There are times when contrast is the better move. A restrained room with linen upholstery and pale walls may benefit from one artwork with inkier tones, earthy rusts or a strong gestural composition. That contrast adds sophistication and keeps the space from drifting into sameness.
Framing changes the finish
The image matters, but so does the way it is finished. Framing has a significant effect on how artwork presents above a sofa because this wall is usually one of the first focal points in the room. A beautifully chosen frame can make the difference between art that looks placed and art that looks properly resolved.
Timber frames tend to bring warmth and softness, especially in homes with natural flooring, tactile textiles and relaxed contemporary styling. Black frames create crisp definition and work particularly well in modern interiors where contrast is part of the design language. White frames can feel fresh and understated, though they need enough presence around the artwork to avoid disappearing into pale walls.
Canvas pieces offer a different quality again. They often feel more expansive and relaxed, especially at larger sizes, and can suit living rooms where a softer, less formal finish is preferred. Framed canvas can bridge both worlds, combining the scale of canvas with a more tailored architectural edge.
The role of wall shape and ceiling height
Not every wall above a sofa behaves the same way. A long, low wall often suits panoramic works, horizontal abstracts or a pair of side-by-side pieces. A narrower wall may call for one more vertical composition, or a tighter arrangement that keeps the proportions neat.
Ceiling height also influences what feels right. In rooms with soaring ceilings, artwork can carry more scale, stronger contrast and a little more drama. In lower-ceilinged spaces, keeping the arrangement broad rather than overly tall often helps the room feel wider and calmer.
If there is a window nearby, a floor lamp on one side or joinery framing the space, the artwork should respond to those architectural elements. Good art placement is rarely just about the wall itself. It is about the room as a whole.

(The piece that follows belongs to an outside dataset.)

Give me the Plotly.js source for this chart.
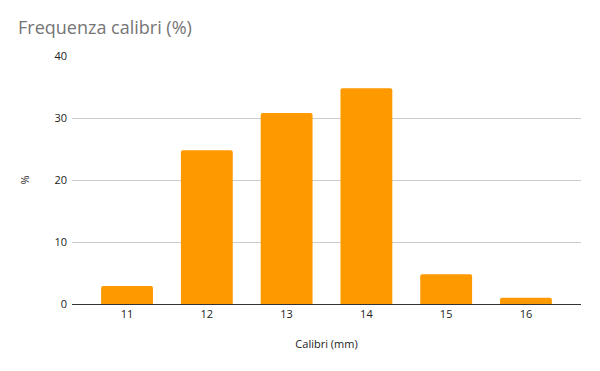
<!DOCTYPE html>
<html>
<head>
<meta charset="utf-8">
<script src="https://cdn.plot.ly/plotly-3.0.1.min.js"></script>
<style>html,body{margin:0;padding:0;background:#fff;}#chart{width:600px;height:371px;}</style>
</head>
<body>
<div id="chart"></div>
<script>
const categories = ["11", "12", "13", "14", "15", "16"];
const frequenza = [2.9, 24.8, 30.8, 34.8, 4.8, 1.0];
const yTicks = [0, 10, 20, 30, 40];

const trace = {
  type: "bar",
  x: categories,
  y: frequenza,
  marker: { color: "#ff9900", cornerradius: 2 },
  hoverinfo: "x+y"
};

const layout = {
  width: 600,
  height: 371,
  margin: { l: 72, r: 19, t: 56, b: 67 },
  paper_bgcolor: "#ffffff",
  plot_bgcolor: "#ffffff",
  bargap: 0.35,
  showlegend: false,
  font: { family: "Open Sans, Noto Sans, sans-serif", color: "#222222", size: 11 },
  title: {
    text: "Frequenza calibri (%)",
    x: 18 / 600, xanchor: "left", xref: "container",
    y: 1 - 28 / 371, yanchor: "middle", yref: "container",
    font: { family: "Open Sans, Noto Sans, sans-serif", size: 18, color: "#757575" }
  },
  xaxis: {
    type: "category",
    range: [-0.69, 5.69],
    showgrid: false,
    showline: true,
    linecolor: "#333333",
    linewidth: 1,
    ticks: "",
    tickfont: { size: 11, color: "#222222" },
    title: { text: "Calibri (mm)", font: { size: 11, color: "#222222" }, standoff: 20 },
    fixedrange: true
  },
  yaxis: {
    range: [0, 40],
    tickvals: yTicks,
    ticktext: yTicks.map(String),
    showgrid: true,
    gridcolor: "#cccccc",
    gridwidth: 1,
    zeroline: false,
    showline: false,
    ticks: "",
    ticklabelstandoff: 4,
    tickfont: { size: 11, color: "#222222" },
    title: { text: "%", font: { size: 11, color: "#222222" }, standoff: 22 },
    fixedrange: true
  }
};

Plotly.newPlot("chart", [trace], layout, { displayModeBar: false, staticPlot: true });
</script>
</body>
</html>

When customisation makes the difference
Sometimes the best artwork for above sofa styling is not about finding a completely different piece. It is about adjusting the size, orientation or frame so the work suits the room properly. This is particularly valuable when you have found an artwork you love but the standard format is not quite right.
Custom framing and tailored sizing can elevate a piece from almost right to exactly right. That is especially relevant in living rooms where the sofa is substantial, the wall is unusually proportioned or the interior has been carefully furnished and needs an artwork finish to match. In these settings, a more considered approach tends to feel enduring rather than trend-driven.
For homeowners seeking a refined result, personalised guidance can also remove much of the guesswork. A well-curated selection, finished with the right frame and scaled to the room, will always feel more sophisticated than a rushed decorative purchase.
Common mistakes to avoid
The most common mistake is choosing art that is too small. The second is hanging it too high. Both make the sofa and artwork feel unrelated, as though they belong to different parts of the room.
Another frequent issue is selecting a piece only because it matches the cushions. That might sound practical, but the result can feel flat. Artwork should deepen the room, not simply repeat it. Likewise, overly busy gallery walls, thin frames with no visual weight, or art that clashes with the room’s overall mood can make the living area feel unsettled.
If you are unsure, it is usually wiser to go slightly larger, simplify the arrangement and choose better finishing. Rooms remember quality.
The right artwork above a sofa should feel as though it was always meant to be there – balancing the room, lifting the atmosphere and giving everyday living a more considered backdrop.